DESIGN OF TOOTH FLANK MODIFICATIONS IN TRANSMISSION SYSTEMS CONSIDERING DYNAMIC MISALIGNMENTS

Current challenges in gear design, such as higher speeds and increasing power density, are leading to the increasing use of power-split and high-ratio transmission systems. These requirements can be achieved with planetary and stepped planetary gear systems. However, the power split of these gearbox types results in kinematic overdetermination and a pronounced misalignment behavior. In this report, a method is developed for the design of tooth flank modifications in transmission systems, taking into account dynamic misalignments caused by manufacturing or assembly deviations. For this purpose, the simulation of the dynamic operational behavior of transmission systems with assembly or manufacturing deviations in the dynamic multi-body simulation (MBS) is described.

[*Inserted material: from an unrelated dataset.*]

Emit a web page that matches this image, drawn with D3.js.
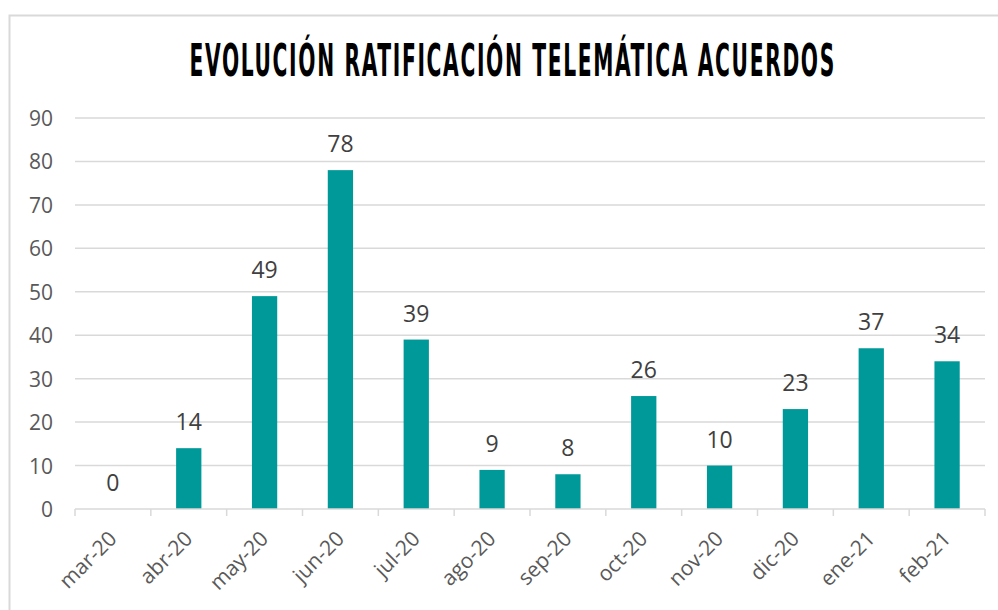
<!DOCTYPE html>
<html>
<head>
<meta charset="utf-8">
<script src="https://cdn.jsdelivr.net/npm/d3@7"></script>
<style>
  body { margin: 0; background: #fff; }
  svg { display: block; }
</style>
</head>
<body>
<svg width="998" height="610"></svg>
<script>
const months = ['mar-20','abr-20','may-20','jun-20','jul-20','ago-20','sep-20','oct-20','nov-20','dic-20','ene-21','feb-21'];
const counts = [0,14,49,78,39,9,8,26,10,23,37,34];
const yTicks = [0,10,20,30,40,50,60,70,80,90];
const chartTitle = 'EVOLUCIÓN RATIFICACIÓN TELEMÁTICA ACUERDOS';

const svg = d3.select('svg');
const plotL = 75, plotR = 985, plotT = 118, plotB = 509;
const labelFont = '"Open Sans", sans-serif';

// chart area border
svg.append('rect')
  .attr('x', 9.5).attr('y', 15.5).attr('width', 1100).attr('height', 700)
  .attr('fill', '#fff').attr('stroke', '#d9d9d9').attr('stroke-width', 2);

// title: condensed glyphs with wide spacing
const squeeze = 0.5, titleW = 645, titleCx = 512;
const titleG = svg.append('g');
const title = titleG.append('text')
  .attr('y', 76)
  .style('font-family', '"Liberation Sans Narrow", "DejaVu Sans Condensed", sans-serif')
  .style('font-weight', 'bold').style('font-size', '45px').style('fill', '#000')
  .text(chartTitle);
const natural = title.node().getComputedTextLength();
const ls = (titleW / squeeze - natural) / (chartTitle.length - 1);
title.style('letter-spacing', ls + 'px');
titleG.attr('transform', `translate(${titleCx - titleW / 2},0) scale(${squeeze},1)`);

const x = d3.scaleBand().domain(months).range([plotL, plotR]).paddingInner(2/3).paddingOuter(1/3);
const band = d3.scaleBand().domain(months).range([plotL, plotR]);
const y = d3.scaleLinear().domain([0, 90]).range([plotB, plotT]);

// gridlines
svg.append('g').selectAll('line').data(yTicks.filter(d => d > 0)).join('line')
  .attr('x1', plotL).attr('x2', plotR)
  .attr('y1', d => y(d)).attr('y2', d => y(d))
  .attr('stroke', '#d9d9d9').attr('stroke-width', 1.5);

// y labels
svg.append('g').selectAll('text').data(yTicks).join('text')
  .attr('x', 53).attr('y', d => y(d) + 8)
  .attr('text-anchor', 'end')
  .style('font-family', labelFont).style('font-size', '21px').style('fill', '#595959')
  .text(d => d);

// bars
svg.append('g').selectAll('rect').data(counts).join('rect')
  .attr('x', (d, i) => x(months[i]))
  .attr('width', x.bandwidth())
  .attr('y', d => y(d))
  .attr('height', d => plotB - y(d))
  .attr('fill', '#009999');

// data labels
svg.append('g').selectAll('text').data(counts).join('text')
  .attr('x', (d, i) => x(months[i]) + x.bandwidth() / 2)
  .attr('y', d => y(d) - 18)
  .attr('text-anchor', 'middle')
  .style('font-family', labelFont).style('font-size', '23px').style('fill', '#404040')
  .text(d => d);

// x axis line and ticks
const axis = svg.append('g');
axis.append('line').attr('x1', plotL).attr('x2', plotR).attr('y1', plotB).attr('y2', plotB)
  .attr('stroke', '#d9d9d9').attr('stroke-width', 1.5);
const bounds = months.map(m => band(m)).concat([plotR]);
axis.selectAll('.tk').data(bounds).join('line').attr('class', 'tk')
  .attr('x1', d => d).attr('x2', d => d).attr('y1', plotB).attr('y2', plotB + 7)
  .attr('stroke', '#d9d9d9').attr('stroke-width', 1.5);

axis.selectAll('text').data(months).join('text')
  .attr('transform', d => `translate(${band(d) + band.bandwidth() / 2 + 5},${plotB + 31}) rotate(-45)`)
  .attr('text-anchor', 'end')
  .style('font-family', labelFont).style('font-size', '21px').style('fill', '#595959')
  .text(d => d);
</script>
</body>
</html>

The focus is on the modeling of the tooth contact with the force element GEARFORCE6D developed for the MBS software DASSAULT SYSTEMES SIMPACK. In the following, a novel combination of the MBS with the quasi-static tooth contact analysis (TCA) is presented. Here, the misalignment and load time histories simulated in the MBS are used for the detailed calculation of the gear meshes. With the combination of the MBS and the TCA, a significant reduction of the calculation time for the variation of tooth flank modifications is possible. The developed method is used for the design of tooth flank modifications of a stepped planetary gearbox considering a misalignment of the planet carrier. The optimized tooth flank modifications show that a significant improvement in operational behavior can be achieved by considering the dynamic misalignment in the design. The load-related misalignment of the gear components has a high influence on the dynamic operational behavior.